We covered the Supreme Court’s decision to grant cert in a case challenging New York’s concealed carry licensing laws on yesterday’s Bearing Arms’ Cam & Co, speaking with the New York State Rifle & Pistol Association’s Tom King. There’s so much to talk about, however, that we’re spending some more time on the case on today’s program, where I’m joined by the Heritage Foundation’s Amy Swearer to discuss some of the more curious aspects of the Court’s decision.
For one thing, what took the Court so long? NYSPRA v. Corlett was re-listed and re-heard in conference for several weeks, which is not exactly unusual, but still indicates that there were some unresolved issues among the nine justices. Swearer says that one possibility is that the more conservative wing of the Court may have been trying to win over one or more of the progressive justices like Elena Kagan, which might also explain another mystery surrounding the Supreme Court’s announcement.
When SCOTUS granted cert, it noted that the question it would try to answer differs slightly from the original question posed by the plaintiffs.
The Court says it will decide “whether the State’s denial of petitioners’ applications for concealed-carry licenses for self-defense violated the Second Amendment,” as opposed to the plaintiff’s question: “whether the Second Amendment allows the government to prohibit ordinary law-abiding citizens from carrying handguns outside the home for self-defense.”
Of course, the Court also squarely rejected New York’s proposed question, which was “whether the Second Amendment prohibits New York from requiring residents who wish to carry a concealed firearm in public to have an actual and articulable need to do so.”
We don’t know exactly why the Court tweaked the language of the question, but Swearer pointed to this piece by law professor Josh Blackman at Reason that goes through some of the possibilities. Blackman’s conclusion?
Ultimately, I am conflicted about this grant. Part of me should be ebullient that the Court finally granted a real gun case. Yet, this strange rewriting of the QP has tempered my enthusiasm. I am jaded after thirteen years of being burned in Second Amendment cases. This grant may be the last time a nine-member Court decides a Second Amendment case. Any punt here will sweep Heller to what Justice Scalia called the “the dustbin of repudiated constitutional principles.”
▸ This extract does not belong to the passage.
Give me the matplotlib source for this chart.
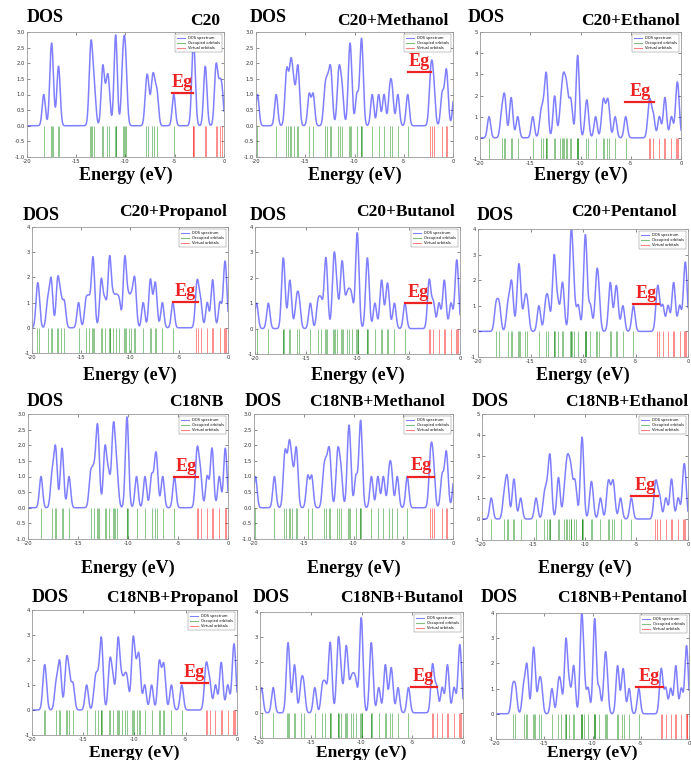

In an addendum, Blackman noted that the original question posed by the plaintiffs in Heller was also changed by the Court when it granted cert, so it may be that we’re all reading a little too much into this.
Still, Swearer says she understands why many Second Amendment supporters are skeptical that the Supreme Court is going to deliver the kind of judicial smackdown to New York that we’re hoping to see. It’s been 13 years since the Heller decision was handed down, and since then the Court has generally shied away from even hearing a challenge to a state or federal gun control law. The addition of Justice Amy Coney Barrett to the bench may have changed the calculus in terms of accepting cases, but we’re going to have to wait to see what kind of impact she and other fairly new justices like Brett Kavanaugh and Neil Gorsuch will have on the actual opinion.
In the meantime, more Second Amendment challenges are pending before the Supreme Court, including a case taking on the state of New Jersey’s ban on ammunition magazines that can hold more than ten rounds that was just filed yesterday. If there really are at least five justices who are serious about curtailing the abuses of the right to keep and bear arms that we’ve seen in the 13 years since Heller, this case would be an ideal vehicle to re-iterate the Court’s previous instruction that arms that are in common use for a variety of lawful purposes are protected by the Second Amendment. Like Blackman, I’m glad that the Court has granted cert in the New York carry case, but I know there’s a lot more work for the Court to do to secure our Second Amendment rights.